■ WORK TO COMPLETE
Take the lines from the one with "Rebuild this chart" through the one with "from matplotlib.ticker import MultipleLocator", both ends kept, and reproduce them exactly without the pictures.

■ ENTRIES PROVIDED
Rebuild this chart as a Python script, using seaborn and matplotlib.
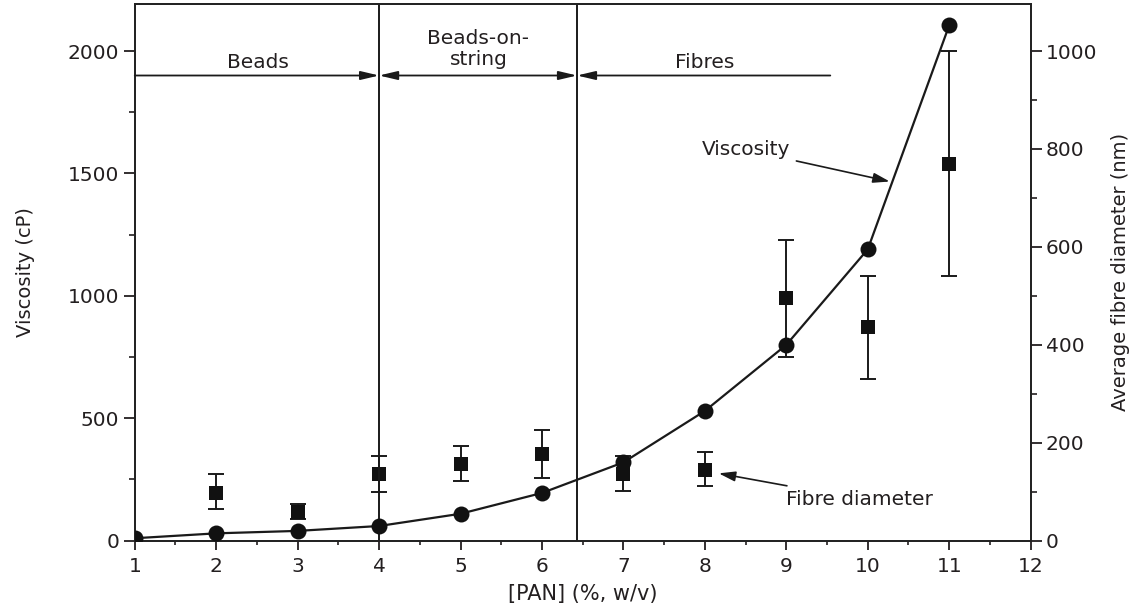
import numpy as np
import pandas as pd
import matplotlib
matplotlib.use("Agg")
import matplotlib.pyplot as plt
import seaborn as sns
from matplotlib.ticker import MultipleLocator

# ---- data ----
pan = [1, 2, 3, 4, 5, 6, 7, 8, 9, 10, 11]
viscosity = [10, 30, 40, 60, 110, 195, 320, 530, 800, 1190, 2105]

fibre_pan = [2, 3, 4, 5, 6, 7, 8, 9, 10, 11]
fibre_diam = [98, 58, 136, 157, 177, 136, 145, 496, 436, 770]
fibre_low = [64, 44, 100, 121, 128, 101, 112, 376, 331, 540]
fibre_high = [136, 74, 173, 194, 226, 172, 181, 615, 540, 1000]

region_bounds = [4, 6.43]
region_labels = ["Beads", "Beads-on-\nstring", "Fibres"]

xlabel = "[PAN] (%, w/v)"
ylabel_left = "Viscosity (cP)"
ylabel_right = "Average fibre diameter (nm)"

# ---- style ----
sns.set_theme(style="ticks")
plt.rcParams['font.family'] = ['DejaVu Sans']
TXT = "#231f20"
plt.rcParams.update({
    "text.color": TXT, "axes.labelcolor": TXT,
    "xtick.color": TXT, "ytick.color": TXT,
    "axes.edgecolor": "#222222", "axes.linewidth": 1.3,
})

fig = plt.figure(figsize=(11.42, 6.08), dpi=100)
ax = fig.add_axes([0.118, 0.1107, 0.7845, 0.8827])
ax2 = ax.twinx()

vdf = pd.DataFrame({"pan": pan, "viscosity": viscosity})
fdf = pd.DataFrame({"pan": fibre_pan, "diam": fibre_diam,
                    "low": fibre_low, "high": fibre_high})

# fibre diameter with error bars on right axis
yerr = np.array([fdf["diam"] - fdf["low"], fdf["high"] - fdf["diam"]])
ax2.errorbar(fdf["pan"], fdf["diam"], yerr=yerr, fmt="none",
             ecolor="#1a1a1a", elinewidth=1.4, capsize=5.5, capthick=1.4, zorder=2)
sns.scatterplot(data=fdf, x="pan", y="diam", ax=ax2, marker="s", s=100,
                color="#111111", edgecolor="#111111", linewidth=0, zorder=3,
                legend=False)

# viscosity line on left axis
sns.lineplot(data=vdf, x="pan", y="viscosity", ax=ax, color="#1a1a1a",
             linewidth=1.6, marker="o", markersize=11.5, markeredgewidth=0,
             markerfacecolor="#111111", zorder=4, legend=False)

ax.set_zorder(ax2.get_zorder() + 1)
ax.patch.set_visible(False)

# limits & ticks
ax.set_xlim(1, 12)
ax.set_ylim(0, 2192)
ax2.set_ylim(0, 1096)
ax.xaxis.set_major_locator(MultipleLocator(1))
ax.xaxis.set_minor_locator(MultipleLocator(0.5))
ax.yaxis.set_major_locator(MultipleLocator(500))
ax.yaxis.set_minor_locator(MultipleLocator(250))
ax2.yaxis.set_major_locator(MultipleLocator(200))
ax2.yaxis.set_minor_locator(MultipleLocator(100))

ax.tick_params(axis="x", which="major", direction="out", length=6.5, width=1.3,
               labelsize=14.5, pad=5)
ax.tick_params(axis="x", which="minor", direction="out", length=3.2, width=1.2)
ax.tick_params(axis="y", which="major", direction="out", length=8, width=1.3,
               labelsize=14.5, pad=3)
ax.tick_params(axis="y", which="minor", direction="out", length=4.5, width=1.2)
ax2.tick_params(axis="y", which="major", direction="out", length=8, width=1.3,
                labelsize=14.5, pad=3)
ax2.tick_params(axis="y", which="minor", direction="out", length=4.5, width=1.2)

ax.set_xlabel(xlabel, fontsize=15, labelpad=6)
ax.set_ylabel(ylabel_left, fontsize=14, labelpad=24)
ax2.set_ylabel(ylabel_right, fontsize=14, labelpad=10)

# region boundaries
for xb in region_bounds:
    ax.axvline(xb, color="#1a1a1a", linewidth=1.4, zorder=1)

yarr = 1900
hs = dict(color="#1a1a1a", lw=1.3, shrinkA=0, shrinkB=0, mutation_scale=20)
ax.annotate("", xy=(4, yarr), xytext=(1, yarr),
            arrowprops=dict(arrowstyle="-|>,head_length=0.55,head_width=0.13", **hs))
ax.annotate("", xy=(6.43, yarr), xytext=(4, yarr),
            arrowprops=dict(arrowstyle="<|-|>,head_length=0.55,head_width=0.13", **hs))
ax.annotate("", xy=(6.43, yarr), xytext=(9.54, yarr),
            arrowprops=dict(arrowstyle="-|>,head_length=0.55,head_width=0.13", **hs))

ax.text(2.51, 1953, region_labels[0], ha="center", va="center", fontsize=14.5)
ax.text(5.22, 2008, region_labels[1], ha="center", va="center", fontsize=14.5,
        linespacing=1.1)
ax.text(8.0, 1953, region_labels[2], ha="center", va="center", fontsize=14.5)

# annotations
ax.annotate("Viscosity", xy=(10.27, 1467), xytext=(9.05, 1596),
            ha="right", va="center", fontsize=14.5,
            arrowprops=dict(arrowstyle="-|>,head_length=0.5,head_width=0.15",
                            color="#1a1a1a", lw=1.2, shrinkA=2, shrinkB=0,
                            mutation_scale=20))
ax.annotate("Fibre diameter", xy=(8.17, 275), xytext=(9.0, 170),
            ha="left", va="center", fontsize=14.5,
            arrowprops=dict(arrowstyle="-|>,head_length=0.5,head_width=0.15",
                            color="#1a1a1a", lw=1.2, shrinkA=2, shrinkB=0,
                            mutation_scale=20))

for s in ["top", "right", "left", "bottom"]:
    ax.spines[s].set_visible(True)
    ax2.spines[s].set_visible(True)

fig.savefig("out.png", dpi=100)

---

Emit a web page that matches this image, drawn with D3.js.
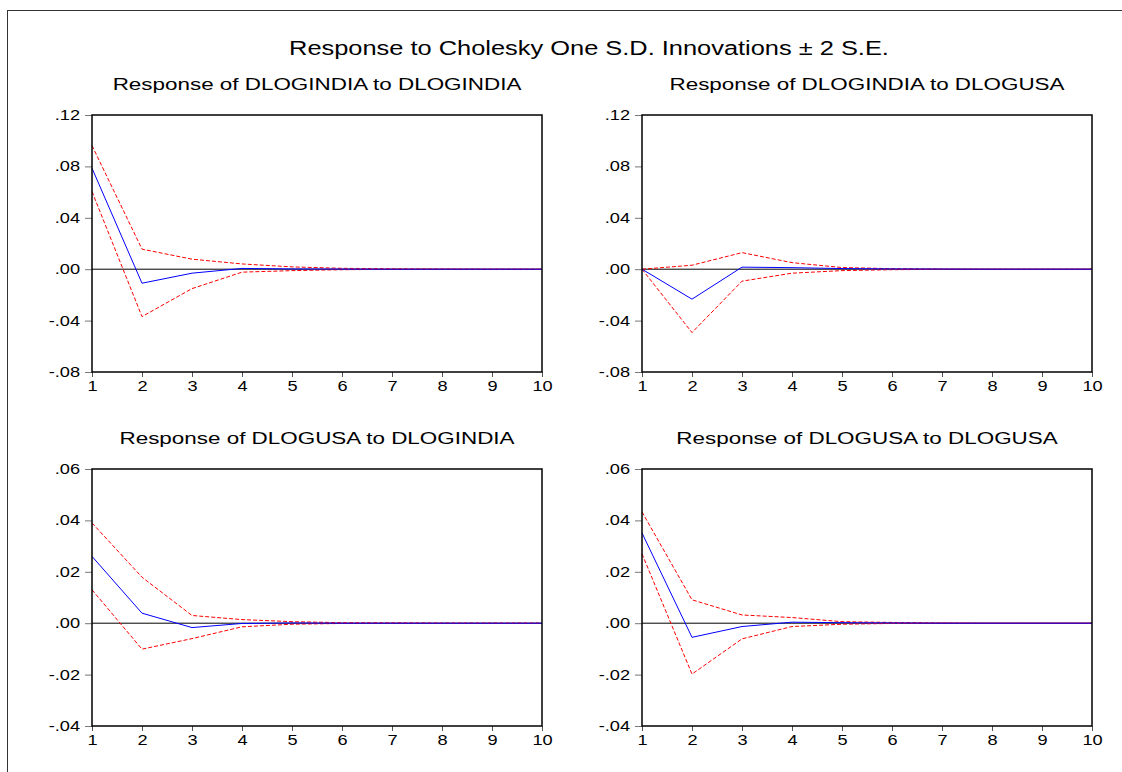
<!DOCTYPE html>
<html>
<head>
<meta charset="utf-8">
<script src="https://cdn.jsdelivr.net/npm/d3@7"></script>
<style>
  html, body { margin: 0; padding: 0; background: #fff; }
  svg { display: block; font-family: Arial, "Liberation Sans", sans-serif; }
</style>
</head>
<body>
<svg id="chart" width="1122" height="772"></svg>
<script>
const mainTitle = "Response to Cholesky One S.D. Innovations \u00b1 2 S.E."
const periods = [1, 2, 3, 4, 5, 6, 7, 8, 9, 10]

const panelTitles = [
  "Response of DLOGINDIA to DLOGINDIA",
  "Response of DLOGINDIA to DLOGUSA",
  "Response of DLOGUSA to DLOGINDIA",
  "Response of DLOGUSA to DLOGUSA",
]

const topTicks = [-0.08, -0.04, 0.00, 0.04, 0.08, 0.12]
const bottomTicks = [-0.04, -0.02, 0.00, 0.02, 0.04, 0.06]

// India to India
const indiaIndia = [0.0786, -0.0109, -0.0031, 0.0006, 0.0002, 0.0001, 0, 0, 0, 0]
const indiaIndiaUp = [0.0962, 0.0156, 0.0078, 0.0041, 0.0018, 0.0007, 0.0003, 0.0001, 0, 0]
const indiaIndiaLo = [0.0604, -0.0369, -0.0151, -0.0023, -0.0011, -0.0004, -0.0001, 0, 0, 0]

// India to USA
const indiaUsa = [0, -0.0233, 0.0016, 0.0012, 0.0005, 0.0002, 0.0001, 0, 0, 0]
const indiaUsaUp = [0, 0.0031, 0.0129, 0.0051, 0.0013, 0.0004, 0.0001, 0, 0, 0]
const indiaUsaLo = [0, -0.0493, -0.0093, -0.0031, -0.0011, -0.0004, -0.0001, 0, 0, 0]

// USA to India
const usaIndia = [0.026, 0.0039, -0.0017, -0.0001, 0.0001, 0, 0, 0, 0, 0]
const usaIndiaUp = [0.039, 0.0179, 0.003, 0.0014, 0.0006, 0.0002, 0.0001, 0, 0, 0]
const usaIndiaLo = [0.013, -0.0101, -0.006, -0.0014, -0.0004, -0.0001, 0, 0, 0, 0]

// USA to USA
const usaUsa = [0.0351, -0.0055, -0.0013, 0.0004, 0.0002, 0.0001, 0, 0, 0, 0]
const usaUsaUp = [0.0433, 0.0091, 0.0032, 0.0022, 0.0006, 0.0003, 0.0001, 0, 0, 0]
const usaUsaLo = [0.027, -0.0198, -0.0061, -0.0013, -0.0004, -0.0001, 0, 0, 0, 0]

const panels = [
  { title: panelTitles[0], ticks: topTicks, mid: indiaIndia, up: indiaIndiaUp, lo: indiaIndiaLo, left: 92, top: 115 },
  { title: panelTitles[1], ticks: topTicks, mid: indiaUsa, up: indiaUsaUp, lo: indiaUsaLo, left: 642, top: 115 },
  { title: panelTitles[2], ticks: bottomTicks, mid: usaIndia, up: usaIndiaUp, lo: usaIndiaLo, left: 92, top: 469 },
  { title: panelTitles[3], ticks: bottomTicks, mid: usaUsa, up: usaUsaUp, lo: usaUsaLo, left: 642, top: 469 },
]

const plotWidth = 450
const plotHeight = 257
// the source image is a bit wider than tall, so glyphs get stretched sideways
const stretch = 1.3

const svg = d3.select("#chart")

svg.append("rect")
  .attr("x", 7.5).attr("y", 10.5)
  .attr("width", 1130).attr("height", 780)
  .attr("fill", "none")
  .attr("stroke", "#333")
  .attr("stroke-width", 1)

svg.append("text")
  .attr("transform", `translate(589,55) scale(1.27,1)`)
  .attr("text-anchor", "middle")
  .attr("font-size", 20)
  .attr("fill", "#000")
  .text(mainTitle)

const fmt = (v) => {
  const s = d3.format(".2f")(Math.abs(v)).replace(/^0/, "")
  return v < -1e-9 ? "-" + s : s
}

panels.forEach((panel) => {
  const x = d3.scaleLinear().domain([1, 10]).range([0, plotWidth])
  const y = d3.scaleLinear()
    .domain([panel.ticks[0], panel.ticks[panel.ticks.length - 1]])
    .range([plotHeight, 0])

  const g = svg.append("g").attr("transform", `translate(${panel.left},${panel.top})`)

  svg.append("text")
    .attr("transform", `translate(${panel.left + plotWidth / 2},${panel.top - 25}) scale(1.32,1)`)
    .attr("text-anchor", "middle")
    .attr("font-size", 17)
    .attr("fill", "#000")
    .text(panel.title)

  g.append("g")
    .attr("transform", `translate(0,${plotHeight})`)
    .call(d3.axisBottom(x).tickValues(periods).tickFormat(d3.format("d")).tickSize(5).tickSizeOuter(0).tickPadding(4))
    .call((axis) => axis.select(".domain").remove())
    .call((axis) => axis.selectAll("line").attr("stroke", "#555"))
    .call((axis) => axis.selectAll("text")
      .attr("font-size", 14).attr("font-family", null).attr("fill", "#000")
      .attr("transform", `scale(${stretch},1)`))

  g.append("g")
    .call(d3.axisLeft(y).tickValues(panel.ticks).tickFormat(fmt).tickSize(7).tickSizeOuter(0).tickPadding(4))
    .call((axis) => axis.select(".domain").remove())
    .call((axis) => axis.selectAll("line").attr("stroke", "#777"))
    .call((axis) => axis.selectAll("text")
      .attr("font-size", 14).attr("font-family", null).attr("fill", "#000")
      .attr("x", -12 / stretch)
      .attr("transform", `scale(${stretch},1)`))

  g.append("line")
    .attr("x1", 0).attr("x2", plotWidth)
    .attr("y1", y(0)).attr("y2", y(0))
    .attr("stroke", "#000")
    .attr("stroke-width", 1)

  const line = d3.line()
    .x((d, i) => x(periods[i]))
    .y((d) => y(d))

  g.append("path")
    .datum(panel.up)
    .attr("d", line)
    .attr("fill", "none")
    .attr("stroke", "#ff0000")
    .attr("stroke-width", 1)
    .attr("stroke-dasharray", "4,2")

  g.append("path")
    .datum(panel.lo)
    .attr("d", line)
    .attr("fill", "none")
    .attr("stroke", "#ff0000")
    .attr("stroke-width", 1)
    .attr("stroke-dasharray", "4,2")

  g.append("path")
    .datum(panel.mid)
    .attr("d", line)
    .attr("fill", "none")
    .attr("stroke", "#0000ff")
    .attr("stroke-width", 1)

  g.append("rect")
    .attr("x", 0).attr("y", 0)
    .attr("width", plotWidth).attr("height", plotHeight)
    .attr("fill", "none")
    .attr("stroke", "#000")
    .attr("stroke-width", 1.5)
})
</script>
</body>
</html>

==

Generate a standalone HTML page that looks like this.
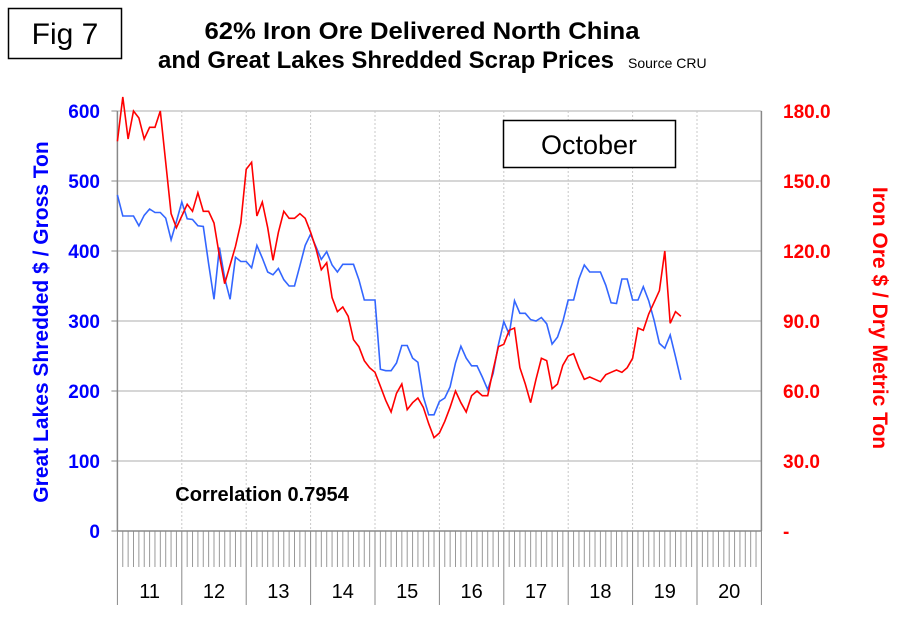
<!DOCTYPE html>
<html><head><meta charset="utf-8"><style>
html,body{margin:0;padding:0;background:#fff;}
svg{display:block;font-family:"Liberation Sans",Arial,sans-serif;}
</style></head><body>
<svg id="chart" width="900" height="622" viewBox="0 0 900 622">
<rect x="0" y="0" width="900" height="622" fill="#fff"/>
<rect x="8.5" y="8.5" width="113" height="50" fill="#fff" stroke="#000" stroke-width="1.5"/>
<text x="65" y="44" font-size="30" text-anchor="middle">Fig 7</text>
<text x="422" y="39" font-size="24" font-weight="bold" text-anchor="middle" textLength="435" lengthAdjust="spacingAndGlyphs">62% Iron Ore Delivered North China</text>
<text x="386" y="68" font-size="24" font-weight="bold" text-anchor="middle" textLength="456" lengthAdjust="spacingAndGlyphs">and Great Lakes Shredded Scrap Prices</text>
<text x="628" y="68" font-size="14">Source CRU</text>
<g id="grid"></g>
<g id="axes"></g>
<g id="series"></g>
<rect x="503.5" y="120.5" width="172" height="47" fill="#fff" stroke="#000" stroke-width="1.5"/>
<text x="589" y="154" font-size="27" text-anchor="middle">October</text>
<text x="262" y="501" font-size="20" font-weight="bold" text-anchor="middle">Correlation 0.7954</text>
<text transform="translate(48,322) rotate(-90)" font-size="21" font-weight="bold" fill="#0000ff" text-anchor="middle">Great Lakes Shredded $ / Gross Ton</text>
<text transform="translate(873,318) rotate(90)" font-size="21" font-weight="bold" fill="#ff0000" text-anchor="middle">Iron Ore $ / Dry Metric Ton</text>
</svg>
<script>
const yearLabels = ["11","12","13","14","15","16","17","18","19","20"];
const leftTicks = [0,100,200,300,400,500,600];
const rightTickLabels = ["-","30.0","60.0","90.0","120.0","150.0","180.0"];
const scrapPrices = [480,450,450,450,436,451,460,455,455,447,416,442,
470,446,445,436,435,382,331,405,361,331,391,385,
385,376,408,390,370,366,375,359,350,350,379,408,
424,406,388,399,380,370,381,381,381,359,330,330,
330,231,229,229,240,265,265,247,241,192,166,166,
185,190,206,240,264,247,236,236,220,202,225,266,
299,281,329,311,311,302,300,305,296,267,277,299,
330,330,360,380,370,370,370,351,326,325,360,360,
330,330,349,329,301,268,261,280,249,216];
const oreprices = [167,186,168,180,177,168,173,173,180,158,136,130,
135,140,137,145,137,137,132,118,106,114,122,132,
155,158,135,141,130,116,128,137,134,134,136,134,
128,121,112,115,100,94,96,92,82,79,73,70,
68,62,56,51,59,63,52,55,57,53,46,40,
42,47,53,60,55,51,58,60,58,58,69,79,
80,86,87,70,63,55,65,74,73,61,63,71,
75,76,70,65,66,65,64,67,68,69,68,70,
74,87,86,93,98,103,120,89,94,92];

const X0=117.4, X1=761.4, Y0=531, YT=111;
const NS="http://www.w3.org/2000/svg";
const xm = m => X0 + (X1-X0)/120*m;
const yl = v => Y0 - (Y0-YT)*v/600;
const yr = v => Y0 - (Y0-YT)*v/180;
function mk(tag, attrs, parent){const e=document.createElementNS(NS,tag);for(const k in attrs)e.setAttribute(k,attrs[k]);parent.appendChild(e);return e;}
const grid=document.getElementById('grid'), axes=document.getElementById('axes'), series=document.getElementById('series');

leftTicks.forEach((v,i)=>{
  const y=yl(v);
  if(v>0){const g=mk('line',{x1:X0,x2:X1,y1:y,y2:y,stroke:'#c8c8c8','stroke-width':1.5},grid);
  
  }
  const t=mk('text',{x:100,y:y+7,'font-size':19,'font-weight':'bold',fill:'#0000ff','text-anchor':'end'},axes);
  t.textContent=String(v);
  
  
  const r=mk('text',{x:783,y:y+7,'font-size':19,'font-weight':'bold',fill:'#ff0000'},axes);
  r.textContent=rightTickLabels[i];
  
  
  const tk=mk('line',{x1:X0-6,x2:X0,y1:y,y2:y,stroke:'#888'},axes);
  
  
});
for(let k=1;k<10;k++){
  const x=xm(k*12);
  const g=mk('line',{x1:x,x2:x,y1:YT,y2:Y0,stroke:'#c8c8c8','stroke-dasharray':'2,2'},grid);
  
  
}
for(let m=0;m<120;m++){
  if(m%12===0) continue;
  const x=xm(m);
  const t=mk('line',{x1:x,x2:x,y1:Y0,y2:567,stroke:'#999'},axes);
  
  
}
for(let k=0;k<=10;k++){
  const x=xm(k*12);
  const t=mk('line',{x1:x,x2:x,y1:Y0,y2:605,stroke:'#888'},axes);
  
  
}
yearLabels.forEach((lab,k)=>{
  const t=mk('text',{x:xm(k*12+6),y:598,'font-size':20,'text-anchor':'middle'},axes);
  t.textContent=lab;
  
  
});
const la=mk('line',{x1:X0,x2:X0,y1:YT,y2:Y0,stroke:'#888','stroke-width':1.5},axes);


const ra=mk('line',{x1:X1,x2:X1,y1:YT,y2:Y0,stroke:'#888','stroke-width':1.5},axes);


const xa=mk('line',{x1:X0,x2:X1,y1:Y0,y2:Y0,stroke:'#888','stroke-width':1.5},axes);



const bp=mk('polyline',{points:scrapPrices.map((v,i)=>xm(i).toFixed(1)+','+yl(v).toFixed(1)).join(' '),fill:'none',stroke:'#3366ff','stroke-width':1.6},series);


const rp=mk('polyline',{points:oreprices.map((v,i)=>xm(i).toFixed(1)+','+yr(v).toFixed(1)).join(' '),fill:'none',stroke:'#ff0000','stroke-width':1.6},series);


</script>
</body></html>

■ WRITTEN RESPONSE
Rebuild this chart as a Python script, using seaborn and matplotlib.
import numpy as np
import pandas as pd
import matplotlib
matplotlib.use("Agg")
import matplotlib.pyplot as plt
import seaborn as sns
from matplotlib.ticker import MultipleLocator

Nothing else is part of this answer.